También la naturaleza extinguió epidemias que asolaban el mundo. Plagas incontroladas sucumbieron ante designios inescrutables explicadas, antes por la Fe y hoy por un racionalismo, que no da respuesta a todas las preguntas para comprender lo extraordinario. Una desaparición tan extrema como extremos fueron el miedo, la muerte, la ruina y el derrumbe emotivo de un ser humano que se alzó como centro del universo.

La peste europea del s. XIV, mostrada en el cuadro El triunfo de la muerte de Pieter Brueghel El Viejo, en el Museo del Prado, pervivió con alternancias hasta el s. XVIII y desapareció de modo espontáneo.

Dos son las hipótesis que se barajan para los epidemiólogos: Para unos, fue la progresiva sustitución de la rata negra (rattus rattus), portadora de los piojos de la enfermedad por la rata marrón (rattus norvegicus), más resistente a los patógenos y con hábitos alejados de los hombres. Pero esta tesis no es congruente con la dispersión geográfica del animal y de la enfermedad: si la peste se plegó de oeste a este, la rata, sin embargo, se extendió de este a oeste.

El criterio más aceptado es el que se encuentra en la naturaleza de los gérmenes desde dos perspectivas. La primera, defiende una mutación del microbio que lo hizo más tolerable, menos letal, alcanzando un equilibrio vital entre el agente infeccioso y el receptor o huésped. Esta cohabitación existencial es recogida por el aforismo de Theobald Smith que razona que las formas más compatibles de un patógeno tienden a implantarse hegemónicamente desplazando a los más virulentos.

La segunda, sostiene la competencia entre bacterias distintas, pero de la misma estirpe. La peste causada por la yersinia pestis habría sido relegada por otra bacteria yersinia con menor virulencia.
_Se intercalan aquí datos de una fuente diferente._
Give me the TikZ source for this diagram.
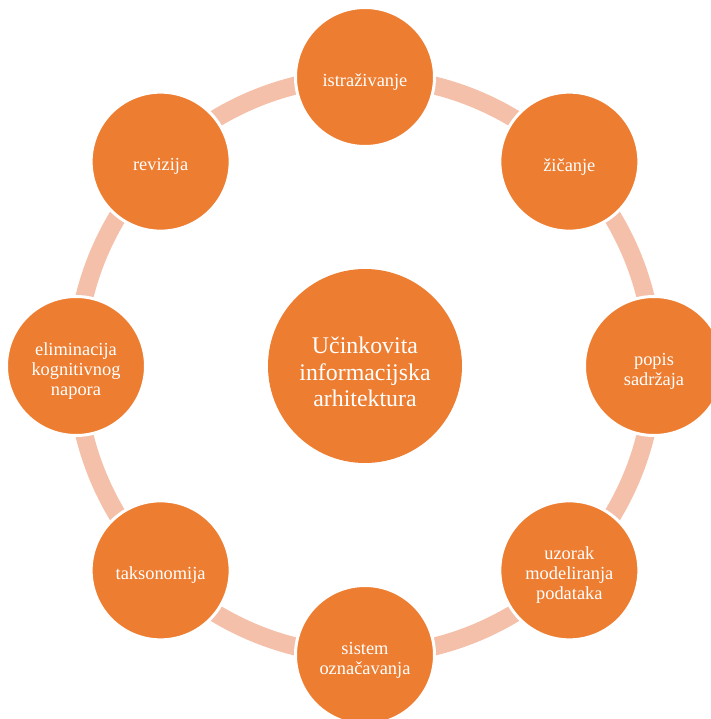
\documentclass[tikz,border=0pt]{standalone}
\usepackage{fontspec}
\setmainfont{Liberation Serif}
\usetikzlibrary{backgrounds}
\definecolor{ciorange}{RGB}{237,125,49}
\definecolor{ciring}{RGB}{244,192,170}

\begin{document}
\begin{tikzpicture}[x=0.75pt,y=0.75pt,semithick]
          \tikzstyle{topic}=[circle,fill=ciorange,draw=white,line width=2.25pt,minimum size=104.25pt,inner sep=0pt]
          \tikzstyle{core}=[circle,fill=ciorange,minimum size=145.5pt,inner sep=0pt]
          \tikzstyle{topictext}=[align=center,text=white,inner sep=0pt,yshift=-3.75pt,font=\fontsize{13.8}{15}\selectfont]
          \tikzstyle{coretext}=[align=center,text=white,inner sep=0pt,yshift=-4.5pt,font=\fontsize{17.9}{20}\selectfont]
          \tikzstyle{ring}=[draw=ciring,line width=13.5pt,bend left=22.5,looseness=0.885]
          \clip (-365,-353) rectangle (346,366);
          \node[core,  label={[coretext]center:Učinkovita\\informacijska\\arhitektura}] (Z) at (0,0) {};
          \node[topic, label={[topictext]center:istraživanje}]                  (A) at (90:289)  {};
          \node[topic, label={[topictext]center:žičanje}]                       (B) at (45:289)  {};
          \node[topic, label={[topictext]center:popis\\sadržaja}]               (C) at (0:289)   {};
          \node[topic, label={[topictext]center:uzorak\\modeliranja\\podataka}] (D) at (-45:289) {};
          \node[topic, label={[topictext]center:sistem\\označavanja}]           (E) at (-90:289) {};
          \node[topic, label={[topictext]center:taksonomija}]                   (F) at (225:289) {};
          \node[topic, label={[topictext]center:eliminacija\\kognitivnog\\napora}] (G) at (180:289) {};
          \node[topic, label={[topictext]center:revizija}]                      (H) at (135:289) {};

          \begin{scope}[on background layer]
            \path (A.center) edge[ring] (B.center)
                  (B.center) edge[ring] (C.center)
                  (C.center) edge[ring] (D.center)
                  (D.center) edge[ring] (E.center)
                  (E.center) edge[ring] (F.center)
                  (F.center) edge[ring] (G.center)
                  (G.center) edge[ring] (H.center)
                  (H.center) edge[ring] (A.center);
          \end{scope}
        \end{tikzpicture}
\end{document}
De cualquiera de estos modos, el virus desapareció sorpresivamente, un día de 1720 en Marsella.

La gripe de 1918 fue la otra gran pandemia que sufrió la humanidad. Con genes de origen aviar se originó en EEUU en la primavera de 1918 prolongándose hasta 1920 pero subsistiendo hasta 1957. Se propagó junto al movimiento de las tropas en el tablero bélico de la Gran Guerra, extendiéndose por los cinco continentes.

Se manifestó a través de tres olas.

La primera, desde la primeva de 1918 hasta agosto, de carácter leve; la segunda, muy severa, que cursaba con sintomatología diferente, permaneció desde septiembre a noviembre, causando un 64% de mortalidad y una tercera ola, más leve, que surgió en el invierno de 1918 hasta la primavera de 1919, con una mortalidad del 24%.
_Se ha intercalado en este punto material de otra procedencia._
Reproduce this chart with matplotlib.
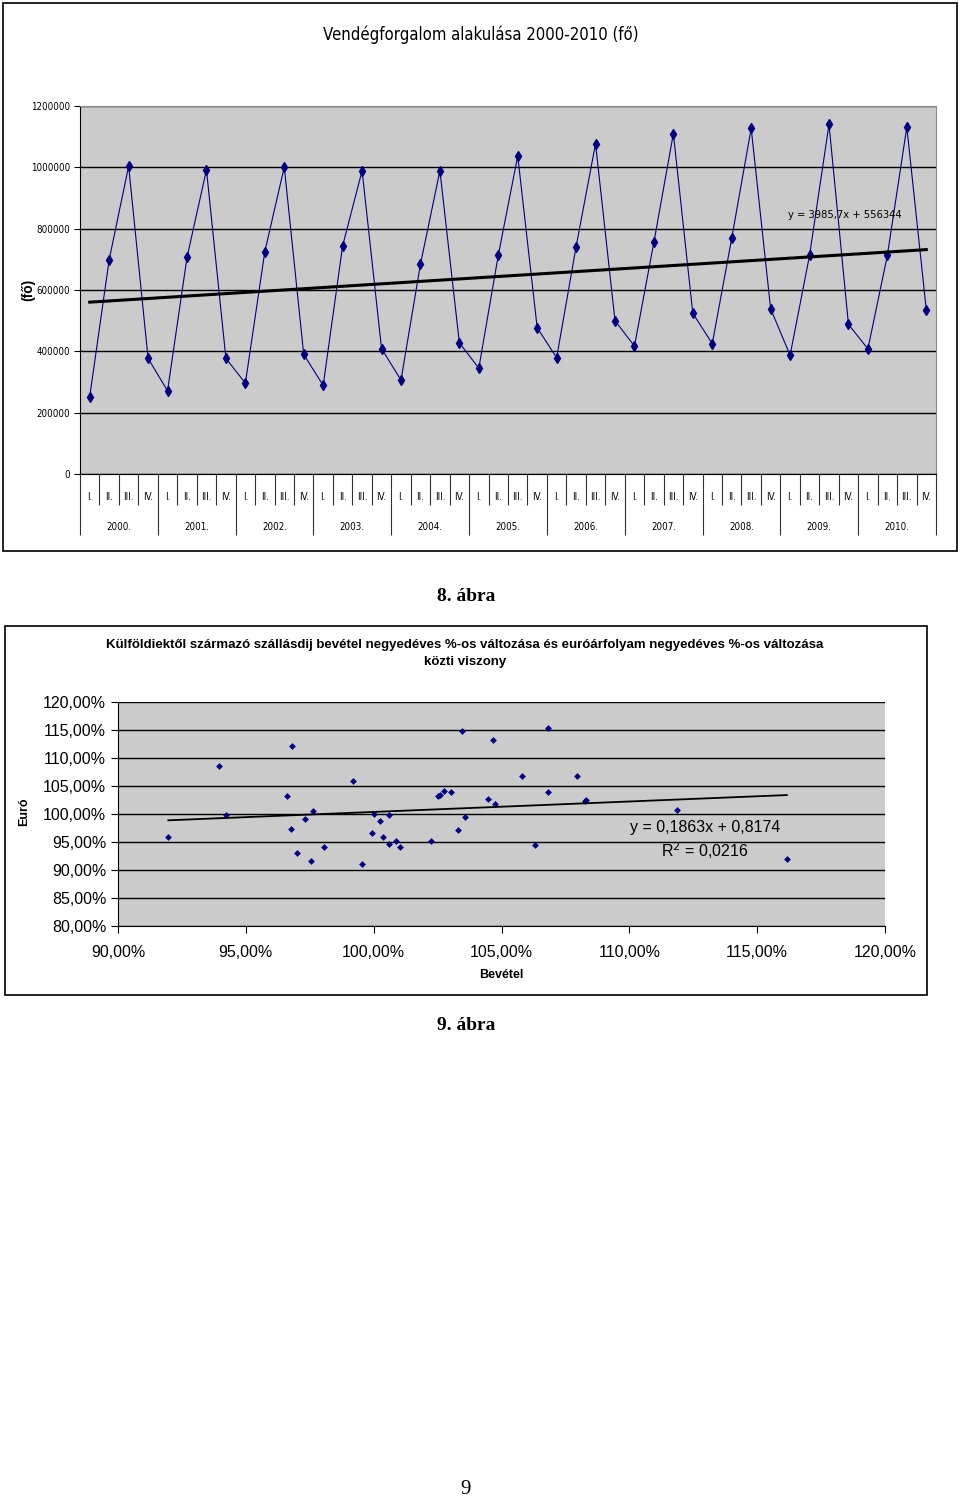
import numpy as np
import matplotlib
matplotlib.use('Agg')
import matplotlib.pyplot as plt
from matplotlib.patches import Rectangle
from matplotlib.ticker import FixedLocator, FuncFormatter
from matplotlib.transforms import blended_transform_factory

# -----------------------------
# Data
# -----------------------------
years = ['2000.', '2001.', '2002.', '2003.', '2004.', '2005.',
         '2006.', '2007.', '2008.', '2009.', '2010.']
quarters = ['I.', 'II.', 'III.', 'IV.']

# quarterly guest numbers (fő), 2000 I. .. 2010 IV.
visitors = [
    252000, 699000, 1004000, 377000,
    271000, 706000, 992000, 377000,
    296000, 725000, 1001000, 390000,
    289000, 744000, 989000, 409000,
    306000, 684000, 989000, 428000,
    345000, 713000, 1037000, 477000,
    379000, 741000, 1077000, 500000,
    417000, 756000, 1110000, 524000,
    425000, 769000, 1127000, 539000,
    387000, 713000, 1140000, 488000,
    408000, 713000, 1131000, 536000,
]
trend_slope = 3985.7
trend_intercept = 556344

# quarterly % change: revenue (x) vs euro rate (y)
revenue_pct = [91.97, 93.96, 94.24, 96.60, 96.80, 96.78, 96.99, 97.33, 97.64,
               97.56, 98.06, 99.20, 99.54, 99.93, 100.01, 100.23, 100.36,
               100.60, 100.60, 100.86, 101.02, 102.24, 102.50, 102.60, 102.76,
               103.04, 103.47, 103.31, 103.58, 104.67, 106.80, 105.79, 107.96,
               106.83, 104.48, 104.73, 108.26, 108.31, 111.88, 106.32, 116.16]
euro_pct = [95.84, 108.57, 99.80, 103.20, 112.10, 97.27, 93.10, 99.05, 100.48,
            91.55, 94.16, 105.95, 91.07, 96.55, 100.00, 98.70, 95.95,
            99.76, 94.64, 95.24, 94.16, 95.24, 103.20, 103.33, 104.16,
            103.93, 114.88, 97.14, 99.41, 113.20, 115.36, 106.79, 106.79,
            103.87, 102.74, 101.85, 102.30, 102.42, 100.70, 94.40, 91.90]
fit_slope = 0.1863
fit_intercept = 0.8174

# -----------------------------
# Figure setup
# -----------------------------
W, H = 960, 1501
fig = plt.figure(figsize=(W / 100, H / 100), dpi=100)
fig.patch.set_facecolor('white')

narrow = ['Liberation Sans Narrow', 'DejaVu Sans']
sans = ['Liberation Sans', 'DejaVu Sans']
serif = ['Liberation Serif', 'DejaVu Serif']


def box(l, t, r, b):
    return [l / W, 1 - b / H, (r - l) / W, (b - t) / H]


def ftext(x, y, s, **kw):
    fig.text(x / W, 1 - y / H, s, **kw)


# outer frames
fig.add_artist(Rectangle((3 / W, 1 - 551 / H), 954 / W, 548 / H,
                         transform=fig.transFigure, fill=False,
                         edgecolor='black', linewidth=1.2))
fig.add_artist(Rectangle((5 / W, 1 - 995 / H), 922 / W, 369 / H,
                         transform=fig.transFigure, fill=False,
                         edgecolor='black', linewidth=1.2))

# -----------------------------
# Chart 1: Vendégforgalom
# -----------------------------
ax1 = fig.add_axes(box(80, 106, 936, 474))
ax1.set_facecolor('#cbcbcb')
x = np.arange(1, len(visitors) + 1)
ax1.plot(x, visitors, color='#000080', linewidth=0.8, marker='d',
         markersize=5, markerfacecolor='#000080', markeredgecolor='#000080',
         zorder=3)
trend = trend_slope * x + trend_intercept
ax1.plot(x, trend, color='black', linewidth=2.2, zorder=4)

ax1.set_xlim(0.5, len(visitors) + 0.5)
ax1.set_ylim(0, 1200000)
ax1.set_yticks(np.arange(0, 1200001, 200000))
ax1.yaxis.set_major_formatter(FuncFormatter(lambda v, p: f'{v:.0f}'))
ax1.yaxis.grid(True, color='black', linewidth=1.0)
ax1.set_axisbelow(True)
for lab in ax1.get_yticklabels():
    lab.set_family(narrow)
    lab.set_stretch('condensed')
    lab.set_fontsize(7)
ax1.tick_params(axis='y', length=4, width=0.8, pad=3)

# category axis: year boundaries long, quarter boundaries short
ax1.xaxis.set_major_locator(FixedLocator(np.arange(0.5, len(visitors) + 1, 4)))
ax1.xaxis.set_minor_locator(FixedLocator(np.arange(0.5, len(visitors) + 1, 1)))
ax1.tick_params(axis='x', which='major', length=44, width=0.8,
                labelbottom=False, color='#333333')
ax1.tick_params(axis='x', which='minor', length=22, width=0.8,
                color='#333333')
ax1.spines['top'].set_color('#8a8a8a')
ax1.spines['right'].set_color('#8a8a8a')
ax1.spines['left'].set_color('black')
ax1.spines['bottom'].set_color('black')

tr = blended_transform_factory(ax1.transData, ax1.transAxes)
for i in range(len(visitors)):
    ax1.text(x[i], -0.0625, quarters[i % 4], transform=tr, ha='center',
             va='center', fontsize=7, family=narrow, stretch='condensed')
for k, yr in enumerate(years):
    ax1.text(4 * k + 2.5, -0.144, yr, transform=tr, ha='center',
             va='center', fontsize=7, family=narrow, stretch='condensed')

ax1.text(39.8, 846000, 'y = 3985,7x + 556344', ha='center',
         va='center', fontsize=8, family=narrow, stretch='condensed')

ftext(481, 35, 'Vendégforgalom alakulása 2000-2010 (fő)', ha='center',
      va='center', fontsize=12, family=narrow, stretch='condensed')
ftext(28, 290, '(fő)', ha='center', va='center', rotation=90,
      fontsize=10, fontweight='bold', family=sans)

ftext(466, 597, '8. ábra', ha='center', va='center', fontsize=14,
      fontweight='bold', family=serif)

# -----------------------------
# Chart 2: scatter
# -----------------------------
ax2 = fig.add_axes(box(118, 702, 885, 926))
ax2.set_facecolor('#cbcbcb')
ax2.scatter(revenue_pct, euro_pct, marker='D', s=12, color='#000080',
            zorder=3, linewidths=0)
fx = np.array([min(revenue_pct), max(revenue_pct)])
fy = (fit_slope * fx / 100 + fit_intercept) * 100
ax2.plot(fx, fy, color='black', linewidth=1.3, zorder=4)

ax2.set_xlim(90, 120)
ax2.set_ylim(80, 120)
ax2.set_xticks(np.arange(90, 121, 5))
ax2.set_yticks(np.arange(80, 121, 5))
pct = FuncFormatter(lambda v, p: f'{v:.2f}'.replace('.', ',') + '%')
ax2.xaxis.set_major_formatter(pct)
ax2.yaxis.set_major_formatter(pct)
ax2.yaxis.grid(True, color='black', linewidth=1.0)
ax2.set_axisbelow(True)
ax2.tick_params(axis='both', length=5, width=0.8, labelsize=11.5)
ax2.tick_params(axis='x', pad=9)
for lab in ax2.get_xticklabels() + ax2.get_yticklabels():
    lab.set_family(sans)
ax2.spines['top'].set_visible(False)
ax2.spines['right'].set_visible(False)

ax2.text(0.765, 0.439, 'y = 0,1863x + 0,8174', transform=ax2.transAxes,
         ha='center', va='center', fontsize=11.5, family=sans)
ax2.text(0.765, 0.336, 'R$^2$ = 0,0216', transform=ax2.transAxes,
         ha='center', va='center', fontsize=11.5, family=sans)

ftext(465, 645, 'Külföldiektől származó szállásdij bevétel negyedéves %-os '
      'változása és euróárfolyam negyedéves %-os változása', ha='center',
      va='center', fontsize=9.5, fontweight='bold', family=sans)
ftext(465, 662, 'közti viszony', ha='center', va='center', fontsize=9.5,
      fontweight='bold', family=sans)
ftext(501, 975, 'Bevétel', ha='center', va='center', fontsize=9,
      fontweight='bold', family=sans)
ftext(24, 812, 'Euró', ha='center', va='center', rotation=90, fontsize=9,
      fontweight='bold', family=sans)

ftext(466, 1025, '9. ábra', ha='center', va='center', fontsize=14,
      fontweight='bold', family=serif)
ftext(466, 1490, '9', ha='center', va='center', fontsize=15, family=serif)

fig.savefig('out.png', dpi=100)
La enfermedad fue descrita como de aparición brusca, evolución rápida y difusión extraordinaria.

El segmento de la población más gravemente afectada se situó entre los 20 y 40 años.
No se contaba con la tecnología médica del s. XXI ni tan siquiera conocían la existencia de los virus, aunque sí de las bacterias. No disponían de antibióticos. En España, por ejemplo, se clausuraron universidades y colegios, se suspendieron celebraciones y fiestas populares, se aconsejó evitar atmósferas contaminadas de cafés, tabernas y establecimientos análogos y se prescindió del saludo mediante el contacto de manos.
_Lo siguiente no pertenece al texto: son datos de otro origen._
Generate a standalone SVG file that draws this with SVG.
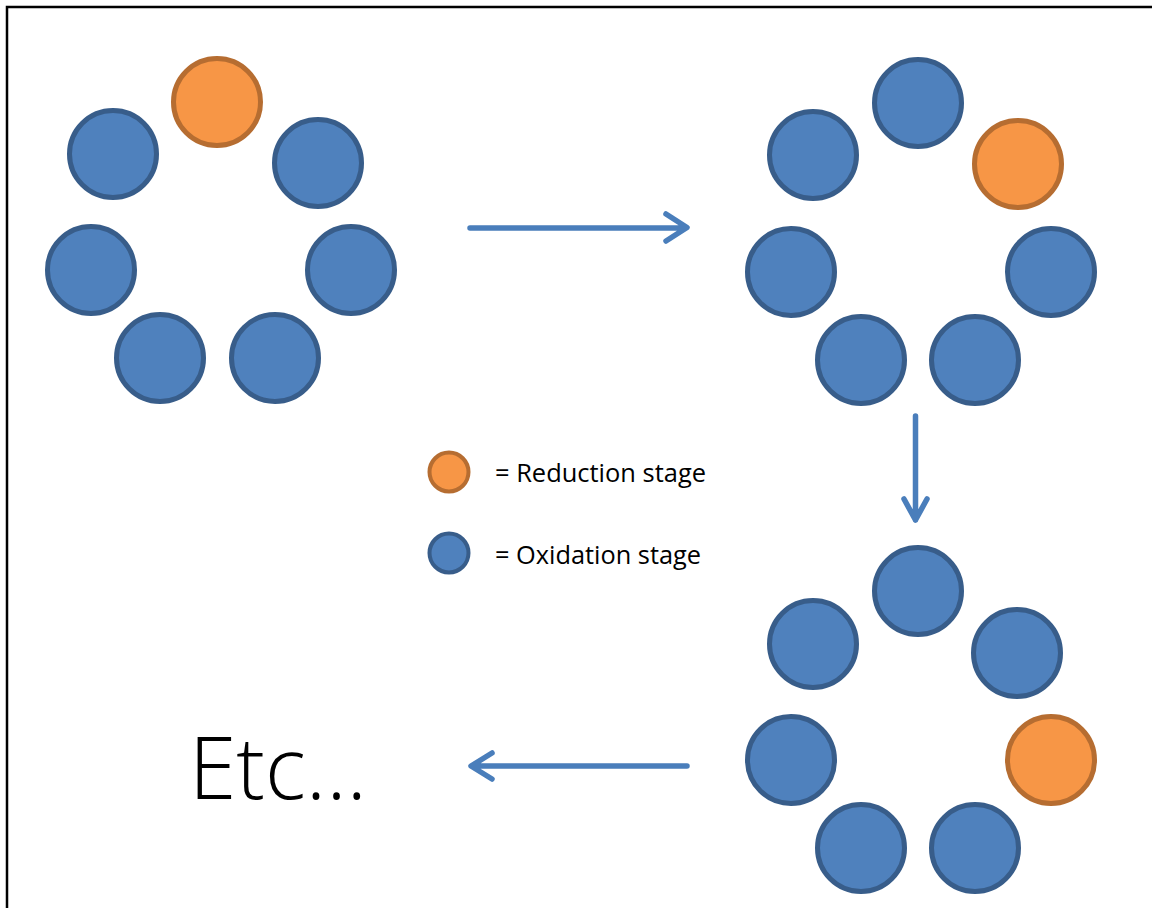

Pero el patógeno de la gripe mutó a una versión más leve convirtiéndose en endémica. Hubo de esperar 37 años para que desapareciese por la concurrencia de otro virus que lo erradicó definitivamente en 1957 de un modo que solamente la naturaleza puede explicarlo.

Con cientos de años de diferencia la peste negra del s. XIV y la gripe española del s. XX expusieron al hombre a lo más crítico: verse despojado de sus atributos científicos y culturales ante microbios letales que destruían su civilización.

La naturaleza obró del modo más sabio: destruyó al microbio supliendo la incompetencia del hombre.

En estos momentos del s. XXI cuando la pandemia cabalga por esta España siempre abierta a personas y virus es oportuno citar a Séneca en su obra De Ira: "Entre otros males a que está sujeta la humana naturaleza uno de ellos es la ceguedad del alma, que obliga al hombre a errar y le hace todavía amar sus errores".

Es entonces cuando lo prodigioso aparece evidenciando al humano en su auténtica arrogancia .

«No es que nos ataquen particularmente a nosotros, sino que somos ostensible y abundantemente accesibles». David Quammen, Contagio, 2020.